In a potentially important decision for health care employers, Care Center of Kansas City, the federal labor board recently affirmed that a local of the Service Employees International Union (SEIU) engaged in unprotected strike activity by participating in two separate one-day work stoppages. Even though the union provided 10-days’ advance notice of each one-day strike, as required by Section 8(g) of the National Labor Relations Act, the strikes were still unprotected under board law because they were “intermittent” in nature.
Care Center of Kansas City had a long collective bargaining history with SEIU involving a unit of 40 health care employees. During negotiations for a successor contract, Care Center and SEIU were unable to agree on a wage increase.
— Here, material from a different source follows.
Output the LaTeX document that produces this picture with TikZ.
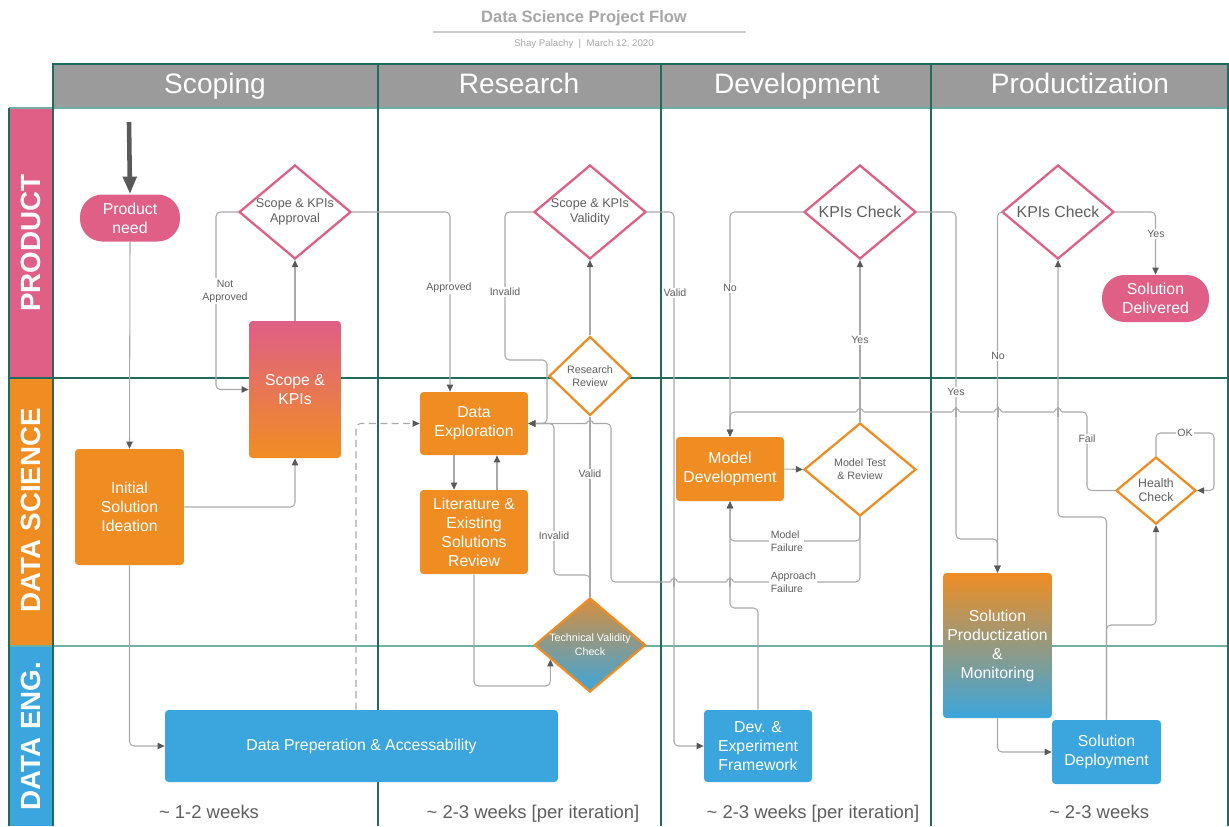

To support its contract demands, SEIU gave 8(g) strike notices on three separate occasions, engaging in two disruptive 24-hour work stoppages. Following the strikes, Care Center gave disciplinary warnings to strikers for failing to show up for work and required strikers to make up missed time by working undesirable weekend shifts. SEIU charged that Care Center’s response was unlawful retaliation against a protected strike.
In prior decisions, the board had held that repeated, short-term strikes under a single 8(g) notice were unprotected as intermittent work stoppages. Care Center involved a key distinction, however, as SEIU had issued separate 8(g) notices to render each strike a freestanding job action. This is a common tactic in health care strikes, and in years past, board personnel have frequently refused to issue complaints against unions for bad-faith bargaining based on the use of this type of repeated one-day strike. Employers have generally concluded that this refusal also meant that the conduct was protected and have refrained from taking action against employees despite the disruptions caused by the behavior. As a result, SEIU and various other unions have used the tactic without consequence to the unions or the employees.
The Care Center decision went beyond prior holdings, however, finding that SEIU’s intermittent 24-hour work stoppages, while supported by separate strike notices, were still part of a pattern of unprotected intermittent work stoppages designed to support the union’s bargaining strategy through disruption and harassment. As a result, the employer’s disciplinary responses were lawful because they were not taken in response to protected conduct. (The board was not presented with the issue of whether SEIU’s strikes might indicate bad-faith bargaining, but some board precedents indicate that intermittent strikes can signify bad faith on the union’s part.)
Care Center provides some relief for employers exposed to short-term strikes in support of a union’s bargaining demands. In considering such actions, unions and employees must consider the possibility that the employer will respond with disciplinary action and other adverse consequences. It should be noted, however, that Care Center may be appealed to a federal court of appeals. Further, board law occasionally changes as political appointments change its membership. Therefore, employers should consult with counsel and consider carefully how to respond when employees engage in such work stoppages.